Quando um Quadtree é usado para representar uma área num plano, cada quadrante pode estar completo, parcialmente preenchido ou vazio, representados na figura 14 pelas letras F, P e E por causa do inglês Full, Partially Full e Empty. Um quadrante parcialmente preenchido é recursivamente subdividido até que todos os quadrantes fiquem homogêneos (completo ou vazio) ou até que um nível predeterminado de divisão é alcançado. As sucessivas subdivisões podem ser representadas por uma árvore com os quadrantes parcialmente preenchidos nos nós internos e os completos e vazios nas extremidades.

 

Fig. – 14 - Estrutura de dados em Quadtree para o objeto da figura 13 (b). F = full, P = partially full, E = empty

O Octree é similar ao Quadtree, com exceção de que envolve 3 dimensões recursivamente subdivididas em octantes (figura 15).

Fig. 15 – Octree enumeration. Octante 0 não é visível.

 

Uma grande vantagem das representações Quadtrees e Octrees, como vamos ver a seguir, é a facilidade de manipulação dos dados armazenados. Isto é, algorítmos para operações booleanas, transformações e localização de nós adjacentes.

 

Boolean set operations and transformations

Tem-se trabalhado muito no desenvolvimento de algorítmos eficientes para armazenar e processar Quadtrees e Octrees. Como exemplo, vamos analisar os procedimentos dos algorítimos das operações booleanas União e Interseção das duas árvores de representação em Quadtrees, já que analogamente é o mesmo para Octrees, dos objetos S e T, mostrados na figura 16 (a) e (b)
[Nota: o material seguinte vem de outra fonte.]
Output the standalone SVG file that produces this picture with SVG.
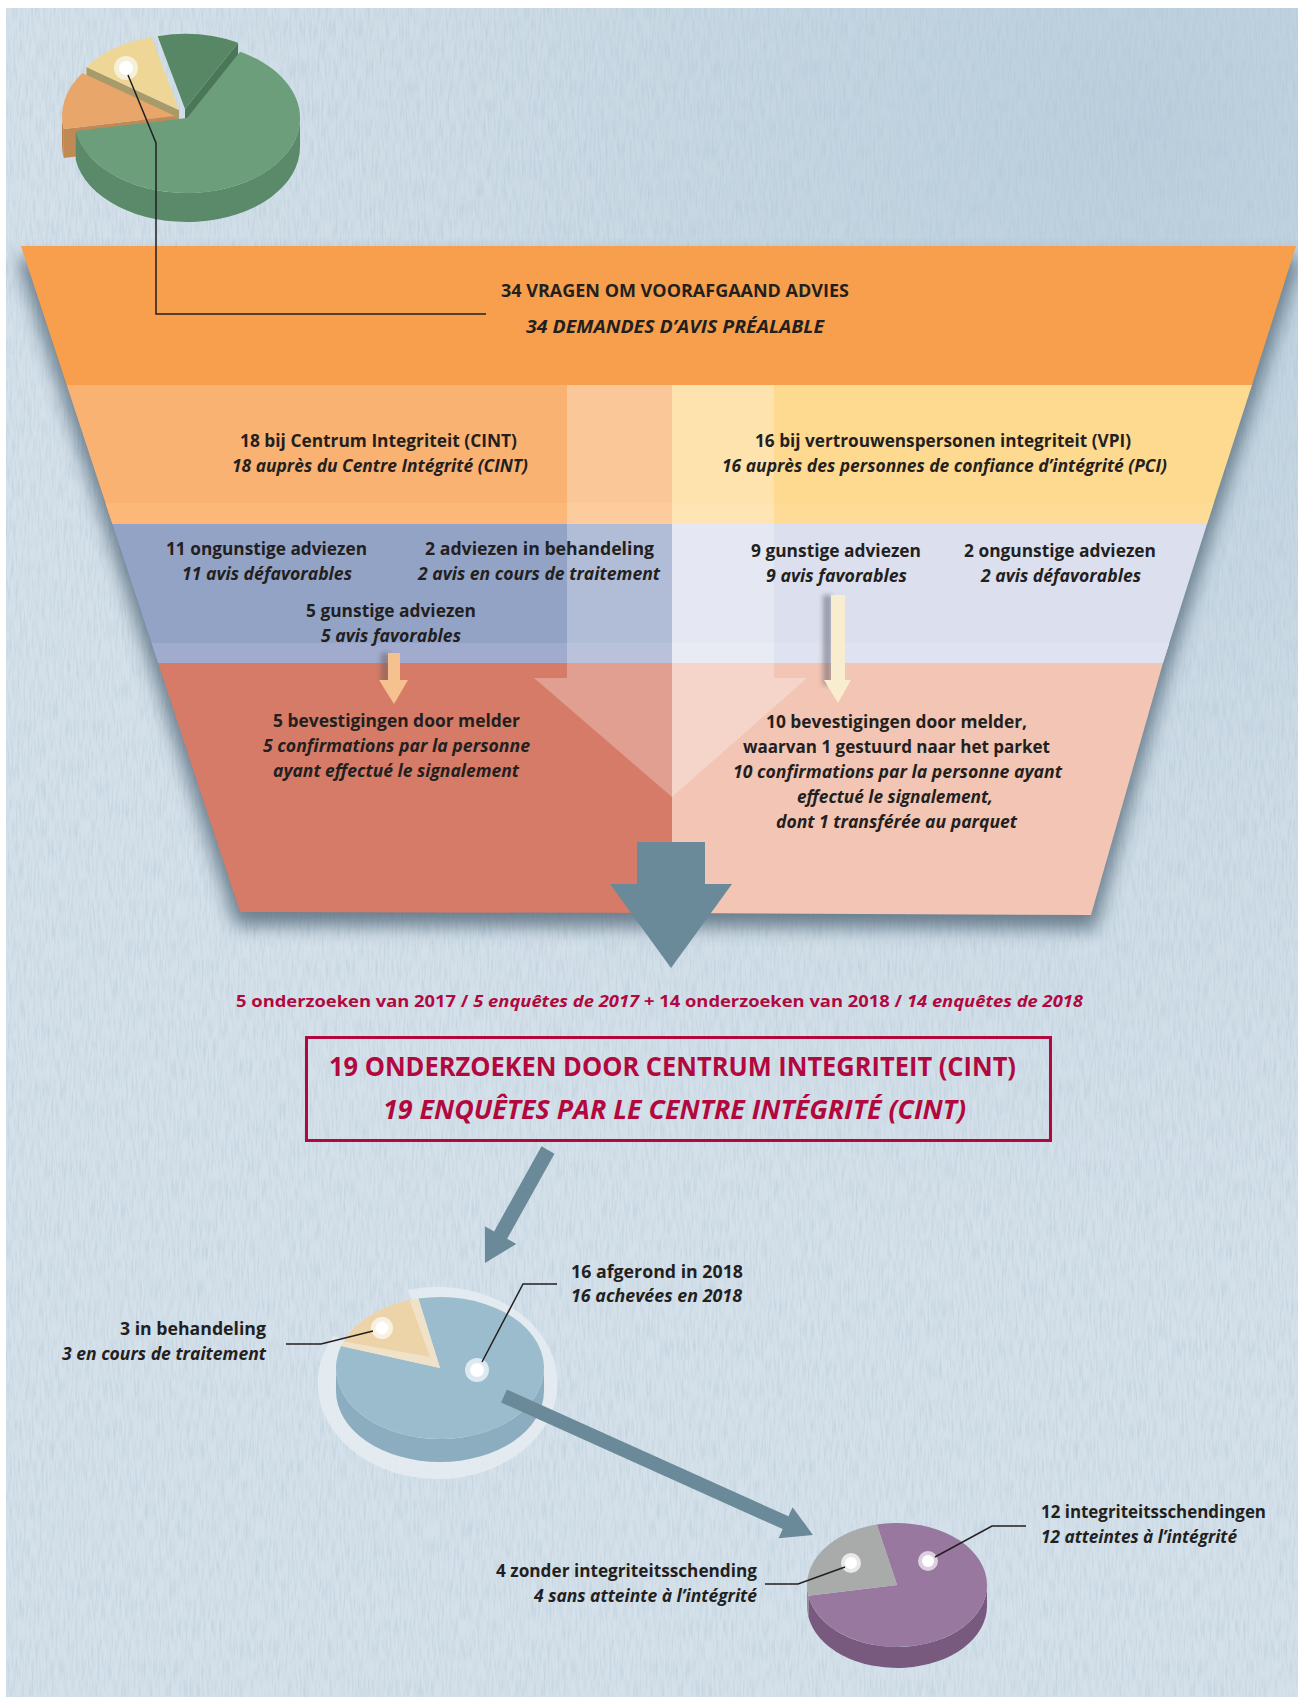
<svg xmlns="http://www.w3.org/2000/svg" width="1298" height="1697" viewBox="0 0 1298 1697">
<defs>
<style>
.t{font-family:"Open Sans","Liberation Sans",Arial,sans-serif;font-weight:700;font-size:17px;fill:#231f20}
.i{font-style:italic}
.h{font-size:18px}
.r{fill:#b2083e}
.rb{font-size:26px;font-weight:700}
.rs{font-size:16px}
.ld{fill:none;stroke:#231f20;stroke-width:1.5}
.arr{fill:#6a8a99}
</style>
<radialGradient id="bg" cx="1150" cy="120" r="1150" gradientUnits="userSpaceOnUse">
<stop offset="0" stop-color="#bbcfdd"/>
<stop offset="0.6" stop-color="#cedce6"/>
<stop offset="1" stop-color="#d5e1ea"/>
</radialGradient>
<filter id="tex" x="0" y="0" width="1" height="1">
<feTurbulence type="fractalNoise" baseFrequency="0.5 0.05" numOctaves="2" seed="7" result="n"/>
<feColorMatrix in="n" type="matrix" values="0 0 0 0 0.40  0 0 0 0 0.53  0 0 0 0 0.64  0.9 0 0 0 -0.36"/>
</filter>
<filter id="blur" x="-20%" y="-20%" width="140%" height="140%">
<feGaussianBlur stdDeviation="9"/>
</filter>
<filter id="blur2" x="-50%" y="-20%" width="200%" height="140%">
<feGaussianBlur stdDeviation="2.5"/>
</filter>
<clipPath id="fc">
<path d="M21,246 L1296,246 L1252,385 L1207,524 L1163,663 L1091,915 L672,913 L240,912 Z"/>
</clipPath>
</defs>

<!-- background -->
<rect x="0" y="0" width="1298" height="1697" fill="#ffffff"/>
<rect x="6" y="8" width="1292" height="1689" fill="url(#bg)"/>
<rect x="6" y="8" width="1292" height="1689" filter="url(#tex)"/>

<!-- top pie -->
<g id="pie-top">
<path d="M185,109 L238.05,42.78 L238.05,71.78 L185,138 Z" fill="#4b7759"/>
<path d="M185,109 L157.66,36.23 A113,75 0 0 1 238.05,42.78 Z" fill="#588766"/>
<path d="M179,110 L86.43,66.98 L86.43,95.98 L179,139 Z" fill="#a99b69"/>
<path d="M179,110 L86.43,66.98 A113,75 0 0 1 151.66,37.23 Z" fill="#eed796"/>
<path d="M175,116 L63.72,129.02 L63.72,158.02 L175,145 Z" fill="#c18a55"/>
<path d="M62,116 A113,75 0 0 0 63.72,129.02 L63.72,158.02 A113,75 0 0 1 62,145 Z" fill="#b98250"/>
<path d="M175,116 L82.43,72.98 A113,75 0 0 0 63.72,129.02 Z" fill="#e8a66b"/>
<path d="M300,118 A113,75 0 0 1 75.72,131.02 L75.72,160.02 A113,75 0 0 0 300,147 Z" fill="#5a8a69"/>
<path d="M187,118 L240.05,51.78 A113,75 0 1 1 75.72,131.02 Z" fill="#6c9e7b"/>
<circle cx="126" cy="68" r="12" fill="#f7f0d8"/>
<circle cx="126" cy="68" r="7" fill="#ffffff"/>
</g>

<!-- funnel -->
<g id="funnel">
<path d="M17,258 L1300,258 L1256,397 L1211,536 L1167,675 L1095,929 L672,927 L236,926 Z" fill="#3f5669" opacity="0.7" filter="url(#blur)"/>
<g clip-path="url(#fc)">
<rect x="0" y="246" width="1298" height="139" fill="#f79f4c"/>
<rect x="0" y="385" width="672" height="139" fill="#f9b272"/>
<rect x="672" y="385" width="626" height="139" fill="#fed990"/>
<rect x="0" y="503" width="672" height="21" fill="#fbb879"/>
<rect x="672" y="503" width="626" height="21" fill="#fedb96"/>
<rect x="0" y="524" width="672" height="139" fill="#93a3c6"/>
<rect x="672" y="524" width="626" height="139" fill="#dcdfee"/>
<rect x="0" y="643" width="672" height="20" fill="#a0abcd"/>
<rect x="672" y="643" width="626" height="20" fill="#dfe2f0"/>
<rect x="0" y="663" width="672" height="260" fill="#d57b67"/>
<rect x="672" y="663" width="626" height="260" fill="#f2c5b4"/>
<path d="M567,385 L774,385 L774,678 L807,678 L672,797 L534,678 L567,678 Z" fill="#ffffff" opacity="0.28"/>
</g>
</g>

<!-- funnel texts -->
<g id="n-total">
<text class="t h" x="501" y="297" textLength="348" lengthAdjust="spacingAndGlyphs">34 VRAGEN OM VOORAFGAAND ADVIES</text>
<text class="t h i" x="526" y="333" textLength="298" lengthAdjust="spacingAndGlyphs">34 DEMANDES D’AVIS PRÉALABLE</text>
</g>
<g id="n-cint">
<text class="t" x="240" y="447" textLength="277" lengthAdjust="spacingAndGlyphs">18 bij Centrum Integriteit (CINT)</text>
<text class="t i" x="232" y="472" textLength="296" lengthAdjust="spacingAndGlyphs">18 auprès du Centre Intégrité (CINT)</text>
</g>
<g id="n-vpi">
<text class="t" x="755" y="447" textLength="376" lengthAdjust="spacingAndGlyphs">16 bij vertrouwenspersonen integriteit (VPI)</text>
<text class="t i" x="722" y="472" textLength="445" lengthAdjust="spacingAndGlyphs">16 auprès des personnes de confiance d’intégrité (PCI)</text>
</g>
<g id="n-11neg">
<text class="t" x="166" y="555" textLength="201" lengthAdjust="spacingAndGlyphs">11 ongunstige adviezen</text>
<text class="t i" x="182" y="580" textLength="170" lengthAdjust="spacingAndGlyphs">11 avis défavorables</text>
</g>
<g id="n-2beh">
<text class="t" x="425" y="555" textLength="229" lengthAdjust="spacingAndGlyphs">2 adviezen in behandeling</text>
<text class="t i" x="418" y="580" textLength="242" lengthAdjust="spacingAndGlyphs">2 avis en cours de traitement</text>
</g>
<g id="n-9pos">
<text class="t" x="751" y="557" textLength="170" lengthAdjust="spacingAndGlyphs">9 gunstige adviezen</text>
<text class="t i" x="766" y="582" textLength="141" lengthAdjust="spacingAndGlyphs">9 avis favorables</text>
</g>
<g id="n-2neg">
<text class="t" x="964" y="557" textLength="192" lengthAdjust="spacingAndGlyphs">2 ongunstige adviezen</text>
<text class="t i" x="981" y="582" textLength="160" lengthAdjust="spacingAndGlyphs">2 avis défavorables</text>
</g>
<g id="n-5pos">
<text class="t" x="306" y="617" textLength="170" lengthAdjust="spacingAndGlyphs">5 gunstige adviezen</text>
<text class="t i" x="321" y="642" textLength="140" lengthAdjust="spacingAndGlyphs">5 avis favorables</text>
</g>
<g id="n-5conf">
<text class="t" x="273" y="727" textLength="247" lengthAdjust="spacingAndGlyphs">5 bevestigingen door melder</text>
<text class="t i" x="263" y="752" textLength="267" lengthAdjust="spacingAndGlyphs">5 confirmations par la personne</text>
<text class="t i" x="273" y="777" textLength="246" lengthAdjust="spacingAndGlyphs">ayant effectué le signalement</text>
</g>
<g id="n-10conf">
<text class="t" x="766" y="728" textLength="261" lengthAdjust="spacingAndGlyphs">10 bevestigingen door melder,</text>
<text class="t" x="743" y="753" textLength="307" lengthAdjust="spacingAndGlyphs">waarvan 1 gestuurd naar het parket</text>
<text class="t i" x="733" y="778" textLength="329" lengthAdjust="spacingAndGlyphs">10 confirmations par la personne ayant</text>
<text class="t i" x="797" y="803" textLength="196" lengthAdjust="spacingAndGlyphs">effectué le signalement,</text>
<text class="t i" x="776" y="828" textLength="241" lengthAdjust="spacingAndGlyphs">dont 1 transférée au parquet</text>
</g>

<!-- investigations -->
<g id="n-sum">
<text class="t r rs" x="236" y="1007" textLength="847" lengthAdjust="spacingAndGlyphs">5 onderzoeken van 2017 / <tspan class="i">5 enquêtes de 2017</tspan> + 14 onderzoeken van 2018 / <tspan class="i">14 enquêtes de 2018</tspan></text>
</g>
<g id="n-19">
<rect x="306.5" y="1037.5" width="744" height="103" fill="none" stroke="#b2083e" stroke-width="3"/>
<text class="t r rb" x="329" y="1076" textLength="687" lengthAdjust="spacingAndGlyphs">19 ONDERZOEKEN DOOR CENTRUM INTEGRITEIT (CINT)</text>
<text class="t r rb i" x="383" y="1119" textLength="583" lengthAdjust="spacingAndGlyphs">19 ENQUÊTES PAR LE CENTRE INTÉGRITÉ (CINT)</text>
</g>

<!-- blue pie -->
<g id="pie-blue">
<path d="M440,1368 L408,1290 A120,96 0 1 1 333,1336 Z" fill="#e4ebf1" opacity="0.9"/>
<path d="M544,1368 A104,71 0 0 1 336,1368 L336,1391 A104,71 0 0 0 544,1391 Z" fill="#8badbf"/>
<path d="M440,1368 L418.38,1298.55 A104,71 0 1 1 341.09,1346.06 Z" fill="#9bbccc"/>
<path d="M440,1368 L341.09,1346.06 A104,71 0 0 1 418.38,1298.55 Z" fill="#f0e2c8"/>
<path d="M430,1357 L343.6,1341.4 A104,71 0 0 1 409.6,1300.1 Z" fill="#edd3a8"/>
<circle cx="382" cy="1328" r="11" fill="#f8f1e2"/>
<circle cx="382" cy="1328" r="6.5" fill="#ffffff"/>
<circle cx="477" cy="1370" r="12" fill="#dce9ef"/>
<circle cx="477" cy="1370" r="7" fill="#ffffff"/>
</g>
<g id="n-3beh">
<text class="t" x="120" y="1335" textLength="146" lengthAdjust="spacingAndGlyphs">3 in behandeling</text>
<text class="t i" x="62" y="1360" textLength="204" lengthAdjust="spacingAndGlyphs">3 en cours de traitement</text>
</g>
<g id="n-16af">
<text class="t" x="571" y="1278" textLength="172" lengthAdjust="spacingAndGlyphs">16 afgerond in 2018</text>
<text class="t i" x="571" y="1302" textLength="171" lengthAdjust="spacingAndGlyphs">16 achevées en 2018</text>
</g>

<!-- purple pie -->
<g id="pie-purple">
<path d="M987,1585 A90,62 0 0 1 808.37,1595.77 L808.37,1616.77 A90,62 0 0 0 987,1606 Z" fill="#775a7e"/>
<path d="M808.37,1595.77 A90,62 0 0 1 807,1585 L807,1606 A90,62 0 0 0 808.37,1616.77 Z" fill="#8c8d8e"/>
<path d="M897,1585 L876.75,1524.59 A90,62 0 1 1 808.37,1595.77 Z" fill="#98789e"/>
<path d="M897,1585 L808.37,1595.77 A90,62 0 0 1 876.75,1524.59 Z" fill="#a9aaaa"/>
<circle cx="851" cy="1563" r="10" fill="#e8e8e8"/>
<circle cx="851" cy="1563" r="6" fill="#ffffff"/>
<circle cx="928" cy="1561" r="10" fill="#dccfe0"/>
<circle cx="928" cy="1561" r="6" fill="#ffffff"/>
</g>
<g id="n-4zonder">
<text class="t" x="496" y="1577" textLength="261" lengthAdjust="spacingAndGlyphs">4 zonder integriteitsschending</text>
<text class="t i" x="534" y="1602" textLength="223" lengthAdjust="spacingAndGlyphs">4 sans atteinte à l’intégrité</text>
</g>
<g id="n-12">
<text class="t" x="1041" y="1518" textLength="225" lengthAdjust="spacingAndGlyphs">12 integriteitsschendingen</text>
<text class="t i" x="1041" y="1543" textLength="196" lengthAdjust="spacingAndGlyphs">12 atteintes à l’intégrité</text>
</g>

<!-- connectors -->
<g id="connectors">
<polyline class="ld" points="128,75 156,143 156,314 486,314"/>
<polyline class="ld" points="373,1331 321,1344 286,1344"/>
<polyline class="ld" points="482,1362 523,1284 557,1284"/>
<polyline class="ld" points="845,1567 798,1584 765,1584"/>
<polyline class="ld" points="935,1557 992,1526 1026,1526"/>
<rect x="381" y="653" width="9" height="30" fill="#6b5a58" opacity="0.5" filter="url(#blur2)"/>
<path d="M388,653 L400,653 L400,680 L408,680 L394,704 L379,680 L388,680 Z" fill="#f5c28f"/>
<rect x="823" y="595" width="9" height="90" fill="#5a5a66" opacity="0.5" filter="url(#blur2)"/>
<path d="M831,595 L845,595 L845,680 L851,680 L838,703 L824,680 L831,680 Z" fill="#f9edd0"/>
<path class="arr" d="M637,842 L705,842 L705,884 L732,884 L671,968 L610,884 L637,884 Z"/>
<path class="arr" d="M554.5,1153.7 L507.1,1238.8 L516.3,1243.9 L485,1263 L484.9,1226.3 L494.1,1231.4 L541.5,1146.3 Z"/>
<path class="arr" d="M506.9,1389.6 L788.5,1516.3 L792.6,1507.2 L813,1535 L778.6,1538.2 L782.7,1529.1 L501.1,1402.4 Z"/>
</g>
</svg>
Em ambos os casos, União e Interseção, os nós são examinados de cima para baixo, par a par e em seus respectivos níveis, sendo que o resultado é obtido conforme o seguinte procedimento:

UNIÃO

1 – Se um dos nós for preto, o nó resultante será preto.

2 – Se um dos nós for branco, o nó resultante assume o valor do outro, isto é, o que não é branco.

3 – Se ambos forem cinza, o nó resultante será cinza.

Fig. 16 – Operações Booleanas em Quadtree. (a) Objeto S em Quadtree. (b) Objeto T em Quadtree. (c) S È T. (d) S Ç T.

O algorítmo é aplicado recursivamente até os pares do último nível, sendo que o último nível da arvore resultante deve ser inspecionado, pois se um conjunto de nós de um mesmo quadrante for todo preto, estes serão apagados e o nó correspondente de ordem superior é trocado de cinza para preto.

 

INTERSEÇÃO

1 – Se um dos nós for branco, o nó resultante será branco.

2 – Se um dos nós for preto, o nó resultante assume o valor do outro, isto é, o que não é preto.

3 – Se ambos forem cinza, o nó resultante será cinza.

 

Novamente, o algorítmo é aplicado recursivamente até os pares do último nível e o último nível da arvore resultante também deve ser inspecionado, porém, neste caso, se um conjunto de nós de um mesmo quadrante for todo branco, estes serão apagados e o nó correspondente de ordem superior é trocado de cinza para branco.

Portanto, podemos observar que os algorítimos União e Interseção são similare, exceto que os valores preto e branco ficam trocados.

Além das operações booleanas, em Octrees e Quadtrees é muito fácil aplicar transformações simples como rotação por múltiplos de 90Ί, escalas de dobro e metade, e reflexões. Entretanto, translações e outras transformações mais genéricas são mais complexas.

 

Neighbor finding

 

Uma operação importante em Quadtrees e Octrees é a localização de um nó vizinho (adjacente) a um certo nó original. Primeiramente, é importante observarmos que um nó Quadtree tem 8 direções possíveis de vizinhança. Isto é, 4 vizinhos na direção dos lados (N,S,E e W) e 4 na direção dos vértices (NW,NE,SW e SE). Já um nó Octree, tem 26 direções possíveis: 6 ao longo das faces, 12 ao longo dos lados e 8 ao longo dos vértices.

Fig. 17 – Localização de nós adjacentes em Quadtree.

Descreveremos aqui, o exemplo da figura 17, onde se deseja obter o vizinho N do nó A, isto é, o nó B. Portanto, começando em A, a sequência de escalada nos níveis é a seguinte: NW -> NW -> SW , parando quando se encontra um nó S. Para obter a sequência de descida nos níveis, faz-se uma reflexão em torno do eixo N-S e obtem-se: NW -> SW.

 

VI – CONCLUSÃO

 

Como vimos, Modelagem de Sólidos é importante tanto para sistemas CAD/CAM quanto para gráficos em geral. Entretanto, embora já existam muitos algorítmos e sistemas sendo largamente utilizados, ainda restam muitos problemas de difícil solução para serem resolvidos.

 

VI – REFERÊNCIA BIBLIOGRÁFICA

· J. D. Foley, A. van Dam, S.K.Feiner, J.F.Hughes. Computer Graphics – Principles and Practice.